**SHORT TASK:** Images are not part of the copy; transcribe all the data exactly.

::::::::::

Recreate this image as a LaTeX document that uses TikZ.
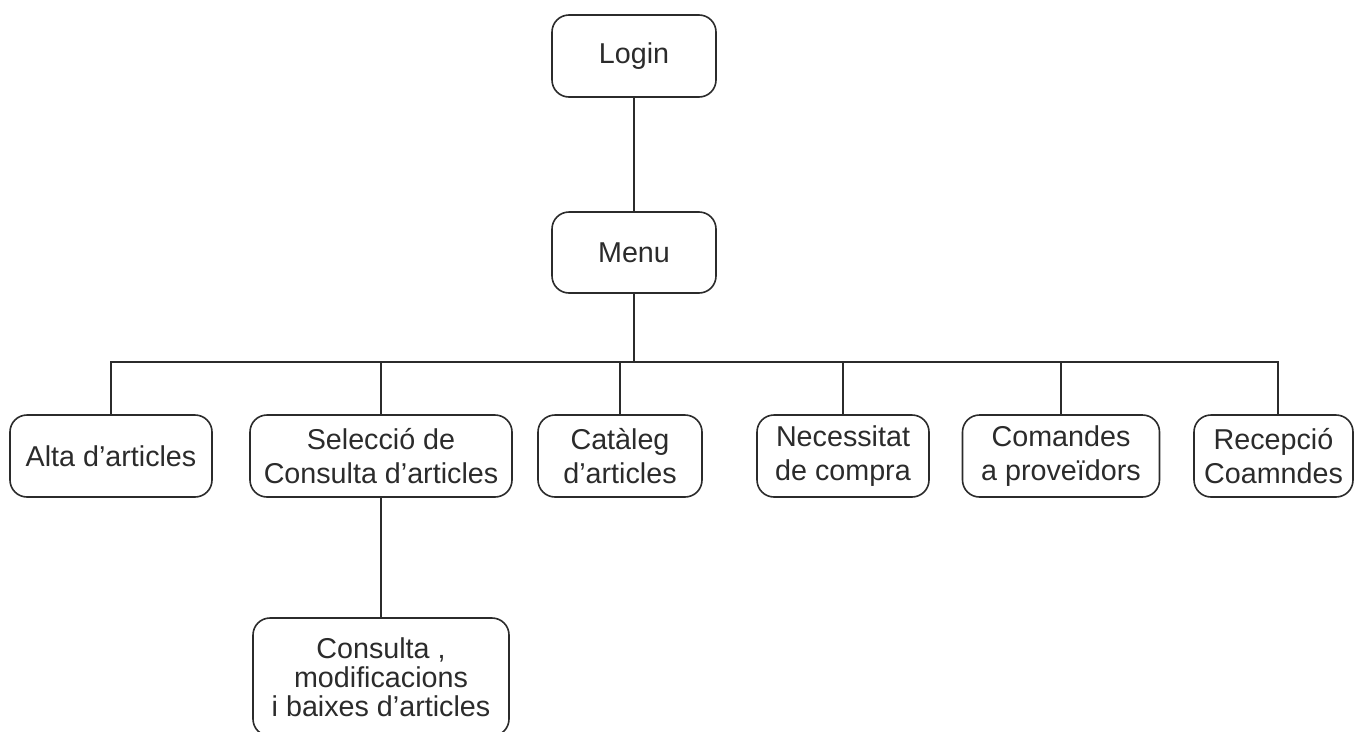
\documentclass[tikz,border=0pt]{standalone}
\usepackage{fontspec}
\setmainfont{Liberation Sans}
\definecolor{ink}{HTML}{2B2B2B}
\begin{document}
\begin{tikzpicture}[x=1pt,y=-1pt,
  every node/.style={font=\fontsize{28.7}{34}\selectfont, text=ink},
  box/.style={draw=ink, line width=1.6pt, rounded corners=17pt,
    align=center, inner sep=0pt},
  link/.style={draw=ink, line width=1.6pt}]
  \useasboundingbox (0,0) rectangle (1354,731);
  \clip (0,0) rectangle (1354,731);

  % top of the hierarchy
  \node[box, minimum width=164pt, minimum height=82pt] (login) at (634,56) {Login};
  \node[box, minimum width=164pt, minimum height=81pt] (menu) at (634,252.5) {Menu};

  % first-level options
  \node[box, minimum width=202pt, minimum height=82pt] (alta) at (111,456) {Alta d’articles};
  \node[box, minimum width=262pt, minimum height=82pt] (sel) at (381,456) {Selecció de\\Consulta d’articles};
  \node[box, minimum width=164pt, minimum height=82pt] (cat) at (620,456) {Catàleg\\d’articles};
  \node[box, minimum width=172pt, minimum height=82pt] (nec) at (843,456) {Necessitat\\de compra};
  \node[box, minimum width=197pt, minimum height=82pt] (com) at (1061,456) {Comandes\\a proveïdors};
  \node[box, minimum width=159pt, minimum height=82pt] (rec) at (1273.5,456) {Recepció\\Coamndes};

  % second level
  \node[box, minimum width=256pt, minimum height=118pt,
        font=\fontsize{28.7}{29}\selectfont] (mod) at (381,677) {Consulta ,\\modificacions\\ i baixes d’articles};

  % bus line joining the first-level options
  \coordinate (bus) at (0,362);
  \coordinate (recTop) at ([xshift=4.5pt]rec.north);

  \draw[link] (login) -- (menu);
  \draw[link] (menu.south) -- (menu.south |- bus);
  \draw[link] (alta.north) -- (alta.north |- bus) -- (recTop |- bus) -- (recTop);
  \draw[link] (sel.north) -- (sel.north |- bus);
  \draw[link] (cat.north) -- (cat.north |- bus);
  \draw[link] (nec.north) -- (nec.north |- bus);
  \draw[link] (com.north) -- (com.north |- bus);
  \draw[link] (sel) -- (mod);
\end{tikzpicture}
\end{document}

::::::::::

**ANSWER FOR THE TASK:**
Recreate this image as a LaTeX document that uses TikZ.
\documentclass[tikz,border=0pt]{standalone}
\usepackage{fontspec}
\setmainfont{Liberation Sans}
\definecolor{ink}{HTML}{2B2B2B}
\begin{document}
\begin{tikzpicture}[x=1pt,y=-1pt,
  every node/.style={font=\fontsize{28.7}{34}\selectfont, text=ink},
  box/.style={draw=ink, line width=1.6pt, rounded corners=17pt,
    align=center, inner sep=0pt},
  link/.style={draw=ink, line width=1.6pt}]
  \useasboundingbox (0,0) rectangle (1354,731);
  \clip (0,0) rectangle (1354,731);

  % top of the hierarchy
  \node[box, minimum width=164pt, minimum height=82pt] (login) at (634,56) {Login};
  \node[box, minimum width=164pt, minimum height=81pt] (menu) at (634,252.5) {Menu};

  % first-level options
  \node[box, minimum width=202pt, minimum height=82pt] (alta) at (111,456) {Alta d’articles};
  \node[box, minimum width=262pt, minimum height=82pt] (sel) at (381,456) {Selecció de\\Consulta d’articles};
  \node[box, minimum width=164pt, minimum height=82pt] (cat) at (620,456) {Catàleg\\d’articles};
  \node[box, minimum width=172pt, minimum height=82pt] (nec) at (843,456) {Necessitat\\de compra};
  \node[box, minimum width=197pt, minimum height=82pt] (com) at (1061,456) {Comandes\\a proveïdors};
  \node[box, minimum width=159pt, minimum height=82pt] (rec) at (1273.5,456) {Recepció\\Coamndes};

  % second level
  \node[box, minimum width=256pt, minimum height=118pt,
        font=\fontsize{28.7}{29}\selectfont] (mod) at (381,677) {Consulta ,\\modificacions\\ i baixes d’articles};

  % bus line joining the first-level options
  \coordinate (bus) at (0,362);
  \coordinate (recTop) at ([xshift=4.5pt]rec.north);

  \draw[link] (login) -- (menu);
  \draw[link] (menu.south) -- (menu.south |- bus);
  \draw[link] (alta.north) -- (alta.north |- bus) -- (recTop |- bus) -- (recTop);
  \draw[link] (sel.north) -- (sel.north |- bus);
  \draw[link] (cat.north) -- (cat.north |- bus);
  \draw[link] (nec.north) -- (nec.north |- bus);
  \draw[link] (com.north) -- (com.north |- bus);
  \draw[link] (sel) -- (mod);
\end{tikzpicture}
\end{document}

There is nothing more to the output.